EXERCISE:
Write out all the lines again, precisely as they stand, but without the images.

***

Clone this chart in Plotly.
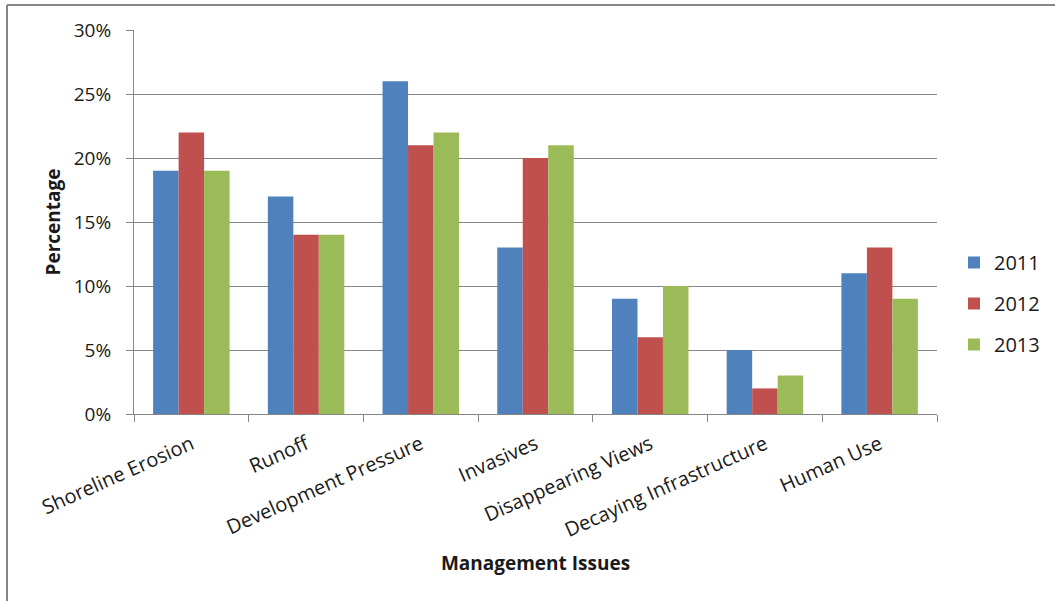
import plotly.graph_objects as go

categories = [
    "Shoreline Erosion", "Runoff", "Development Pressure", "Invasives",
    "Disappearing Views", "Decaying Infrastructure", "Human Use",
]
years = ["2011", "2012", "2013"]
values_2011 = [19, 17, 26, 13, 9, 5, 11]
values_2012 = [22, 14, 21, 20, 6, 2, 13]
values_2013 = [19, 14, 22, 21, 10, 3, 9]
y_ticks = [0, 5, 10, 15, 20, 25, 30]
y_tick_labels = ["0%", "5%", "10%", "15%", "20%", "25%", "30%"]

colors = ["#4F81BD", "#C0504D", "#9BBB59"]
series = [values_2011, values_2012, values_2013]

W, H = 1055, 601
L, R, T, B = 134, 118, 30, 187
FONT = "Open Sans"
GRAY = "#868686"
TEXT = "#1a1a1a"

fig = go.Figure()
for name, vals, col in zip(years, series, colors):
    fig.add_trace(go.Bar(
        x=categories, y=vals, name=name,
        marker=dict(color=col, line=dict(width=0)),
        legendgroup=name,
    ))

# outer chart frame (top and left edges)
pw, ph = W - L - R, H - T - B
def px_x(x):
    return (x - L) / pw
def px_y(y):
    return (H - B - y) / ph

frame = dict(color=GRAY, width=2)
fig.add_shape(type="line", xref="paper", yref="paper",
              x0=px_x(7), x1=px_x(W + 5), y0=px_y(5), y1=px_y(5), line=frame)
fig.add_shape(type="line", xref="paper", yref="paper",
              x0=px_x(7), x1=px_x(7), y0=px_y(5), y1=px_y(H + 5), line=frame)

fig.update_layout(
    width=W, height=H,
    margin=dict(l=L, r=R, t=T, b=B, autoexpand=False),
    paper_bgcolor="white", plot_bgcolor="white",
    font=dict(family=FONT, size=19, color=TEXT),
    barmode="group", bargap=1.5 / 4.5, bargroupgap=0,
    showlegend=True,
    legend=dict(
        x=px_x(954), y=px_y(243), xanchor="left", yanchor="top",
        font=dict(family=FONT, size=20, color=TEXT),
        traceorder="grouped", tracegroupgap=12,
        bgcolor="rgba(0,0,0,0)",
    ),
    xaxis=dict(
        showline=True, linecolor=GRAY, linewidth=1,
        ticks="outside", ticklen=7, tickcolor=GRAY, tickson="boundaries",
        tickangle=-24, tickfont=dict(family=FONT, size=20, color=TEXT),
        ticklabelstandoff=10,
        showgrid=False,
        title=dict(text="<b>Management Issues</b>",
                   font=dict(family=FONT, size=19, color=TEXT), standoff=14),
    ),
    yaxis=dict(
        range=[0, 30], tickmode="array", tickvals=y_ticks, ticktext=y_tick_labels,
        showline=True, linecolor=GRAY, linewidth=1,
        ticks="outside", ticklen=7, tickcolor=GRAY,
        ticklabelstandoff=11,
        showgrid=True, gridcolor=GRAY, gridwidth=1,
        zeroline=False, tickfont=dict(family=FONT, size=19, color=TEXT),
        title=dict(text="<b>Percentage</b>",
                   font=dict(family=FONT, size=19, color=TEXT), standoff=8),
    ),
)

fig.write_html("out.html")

***

PROBLEM SOLUTION:
Clone this chart in Plotly.
import plotly.graph_objects as go

categories = [
    "Shoreline Erosion", "Runoff", "Development Pressure", "Invasives",
    "Disappearing Views", "Decaying Infrastructure", "Human Use",
]
years = ["2011", "2012", "2013"]
values_2011 = [19, 17, 26, 13, 9, 5, 11]
values_2012 = [22, 14, 21, 20, 6, 2, 13]
values_2013 = [19, 14, 22, 21, 10, 3, 9]
y_ticks = [0, 5, 10, 15, 20, 25, 30]
y_tick_labels = ["0%", "5%", "10%", "15%", "20%", "25%", "30%"]

colors = ["#4F81BD", "#C0504D", "#9BBB59"]
series = [values_2011, values_2012, values_2013]

W, H = 1055, 601
L, R, T, B = 134, 118, 30, 187
FONT = "Open Sans"
GRAY = "#868686"
TEXT = "#1a1a1a"

fig = go.Figure()
for name, vals, col in zip(years, series, colors):
    fig.add_trace(go.Bar(
        x=categories, y=vals, name=name,
        marker=dict(color=col, line=dict(width=0)),
        legendgroup=name,
    ))

# outer chart frame (top and left edges)
pw, ph = W - L - R, H - T - B
def px_x(x):
    return (x - L) / pw
def px_y(y):
    return (H - B - y) / ph

frame = dict(color=GRAY, width=2)
fig.add_shape(type="line", xref="paper", yref="paper",
              x0=px_x(7), x1=px_x(W + 5), y0=px_y(5), y1=px_y(5), line=frame)
fig.add_shape(type="line", xref="paper", yref="paper",
              x0=px_x(7), x1=px_x(7), y0=px_y(5), y1=px_y(H + 5), line=frame)

fig.update_layout(
    width=W, height=H,
    margin=dict(l=L, r=R, t=T, b=B, autoexpand=False),
    paper_bgcolor="white", plot_bgcolor="white",
    font=dict(family=FONT, size=19, color=TEXT),
    barmode="group", bargap=1.5 / 4.5, bargroupgap=0,
    showlegend=True,
    legend=dict(
        x=px_x(954), y=px_y(243), xanchor="left", yanchor="top",
        font=dict(family=FONT, size=20, color=TEXT),
        traceorder="grouped", tracegroupgap=12,
        bgcolor="rgba(0,0,0,0)",
    ),
    xaxis=dict(
        showline=True, linecolor=GRAY, linewidth=1,
        ticks="outside", ticklen=7, tickcolor=GRAY, tickson="boundaries",
        tickangle=-24, tickfont=dict(family=FONT, size=20, color=TEXT),
        ticklabelstandoff=10,
        showgrid=False,
        title=dict(text="<b>Management Issues</b>",
                   font=dict(family=FONT, size=19, color=TEXT), standoff=14),
    ),
    yaxis=dict(
        range=[0, 30], tickmode="array", tickvals=y_ticks, ticktext=y_tick_labels,
        showline=True, linecolor=GRAY, linewidth=1,
        ticks="outside", ticklen=7, tickcolor=GRAY,
        ticklabelstandoff=11,
        showgrid=True, gridcolor=GRAY, gridwidth=1,
        zeroline=False, tickfont=dict(family=FONT, size=19, color=TEXT),
        title=dict(text="<b>Percentage</b>",
                   font=dict(family=FONT, size=19, color=TEXT), standoff=8),
    ),
)

fig.write_html("out.html")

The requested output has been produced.